Advanced Technologies in Finance: How Machine Learning is Changing the Financial Sector

Advanced Technologies in Finance: How Machine Learning is Changing the Financial Sector
Source: https://ap-verlag.de/ki-im-finanzsektor-die-sechs-trends-die-2024-dominieren-werden/85487/

In recent years, the financial sector has seen major changes as a result of digitalization and technological innovations. One of the most significant developments is the integration of artificial intelligence (AI), in particular machine learning (ML), into the business processes of financial institutions. These technologies offer the ability to efficiently process large amounts of data and make informed decisions that both increase operational efficiency and improve the customer experience.

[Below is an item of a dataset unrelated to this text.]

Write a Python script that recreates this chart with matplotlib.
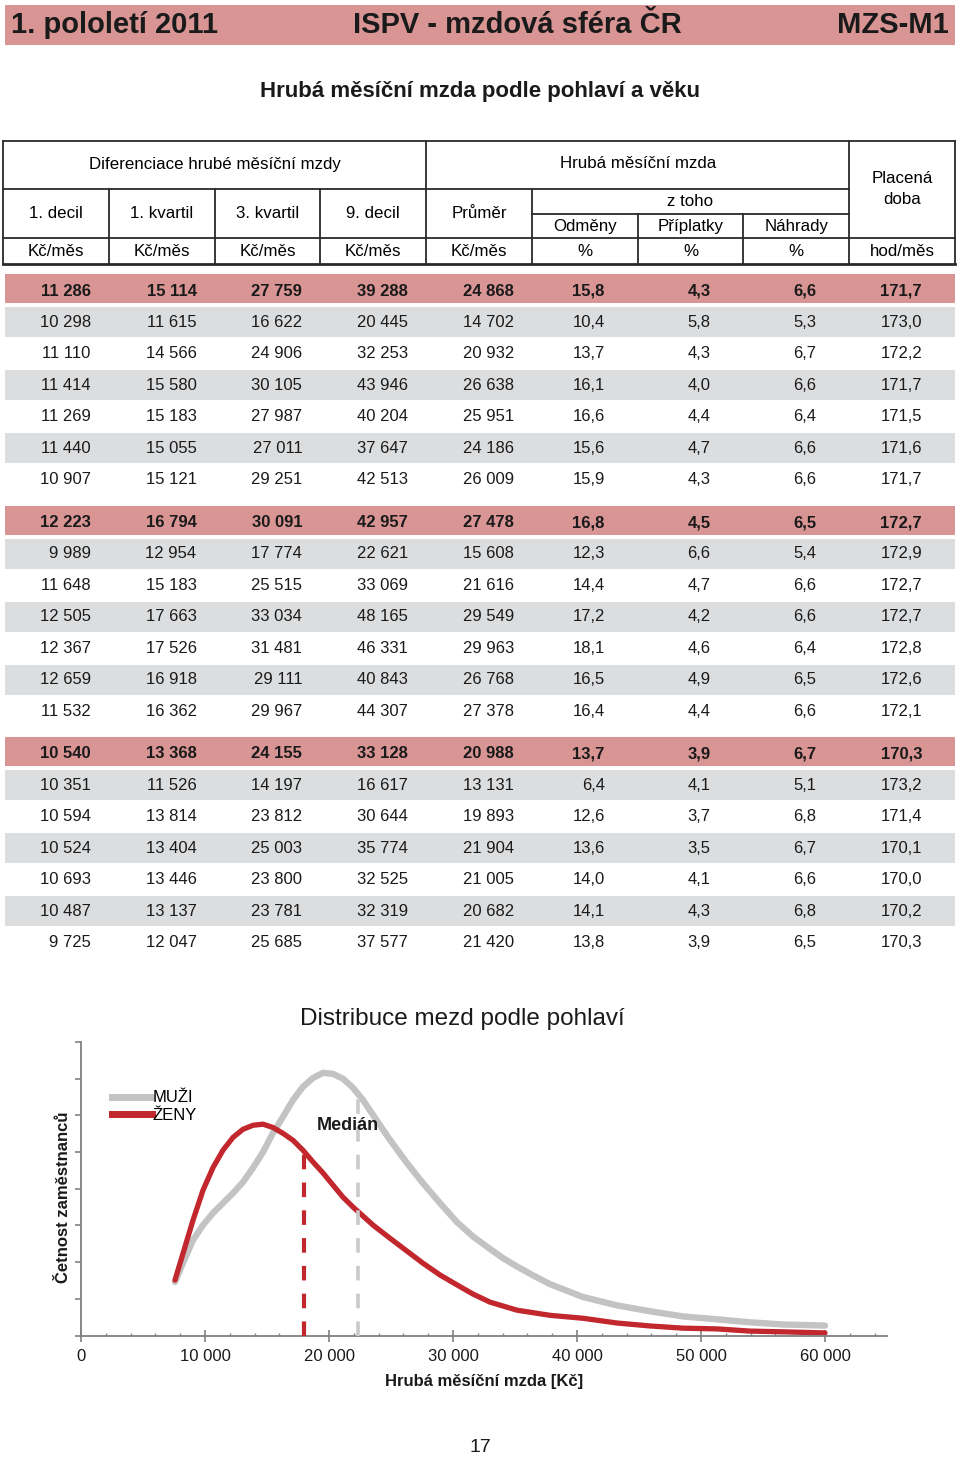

There are numerous use cases for machine learning in the financial sector. From fraud detection to risk assessment and stock price prediction, ML models offer versatile applications that often outperform traditional approaches. This bachelor thesis examines how machine learning is transforming the financial sector by analyzing different ML algorithms in specific application areas.


Goals

The main objective of this thesis is to investigate the different ML algorithms in specific application areas and to highlight their advantages over traditional methods. The specific objectives of the thesis include:

  • Detailed description of use cases: Three main use cases of ML in the financial sector are analyzed: Risk Assessment, Fraud Detection and Stock Market Prediction. These areas are examined with regard to their efficiency and innovation potential.
  • Identifying the benefits of ML: The thesis highlights the key benefits of ML technologies, such as higher efficiency, more accurate decision making and improvement of financial services. These positive aspects are intended to show how ML is transforming the financial industry and benefiting both companies and customers.
  • Highlighting the challenges and limitations: A key component of the thesis is to examine the challenges of implementing ML models. These include aspects such as data management, model interpretability, ethics and fairness.
  • Analysis of future developments: The thesis provides an outlook on future trends and developments in ML and examines how these technologies could further change the financial industry.

Methodology

A semi-systematic literature search was carried out for the study in order to identify relevant scientific papers on the selected use cases. The literature search included the use of various databases such as Google Scholar, Elsevier and Springer Link. The following methodological framework was used:

  • Literature search: scientific articles, textbooks and case studies were analyzed to collect the most relevant information on the respective use cases. Methods such as the backward and forward snowballing technique were used to comprehensively identify relevant literature.
  • Qualitative content analysis: The collected data was evaluated using qualitative content analysis. The algorithms were evaluated in terms of predictive performance, ease of use and computational complexity.
  • Comparison and evaluation of the algorithms: The different ML algorithms were systematically compared to assess their suitability for the respective use cases. Both the technical and regulatory challenges were taken into account.

Results

The analysis of the bachelor's thesis impressively shows how ML can transform the financial sector. In the area of risk assessment, ML models offer significant advantages over traditional methods. Algorithms such as decision trees and neural networks enable more accurate and faster analyses, which leads to better risk assessment and therefore more informed business decisions. Another important area of application is fraud detection. Here, ML models show high efficiency in identifying fraudulent activities. In particular, supervised learning algorithms, such as support vector machines and random forests, are characterized by high accuracy and make a significant contribution to minimizing financial losses due to fraud.

One particularly challenging area is the prediction of share prices. Despite the inherent complexity and volatility of the stock market, ML models such as Recurrent Neural Networks (RNNs) and Long Short-Term Memory (LSTM) networks have achieved promising results. These algorithms are able to recognize patterns in historical data and make predictions about future price movements, which is of great interest to investors.

In addition to the technical successes, the work also identifies numerous challenges in the implementation of ML in the financial sector. These include managing large amounts of data, ensuring the models are interpretable and complying with regulatory requirements. In particular, the need to make models transparent and comprehensible is of central importance in order to gain the trust of users and regulators.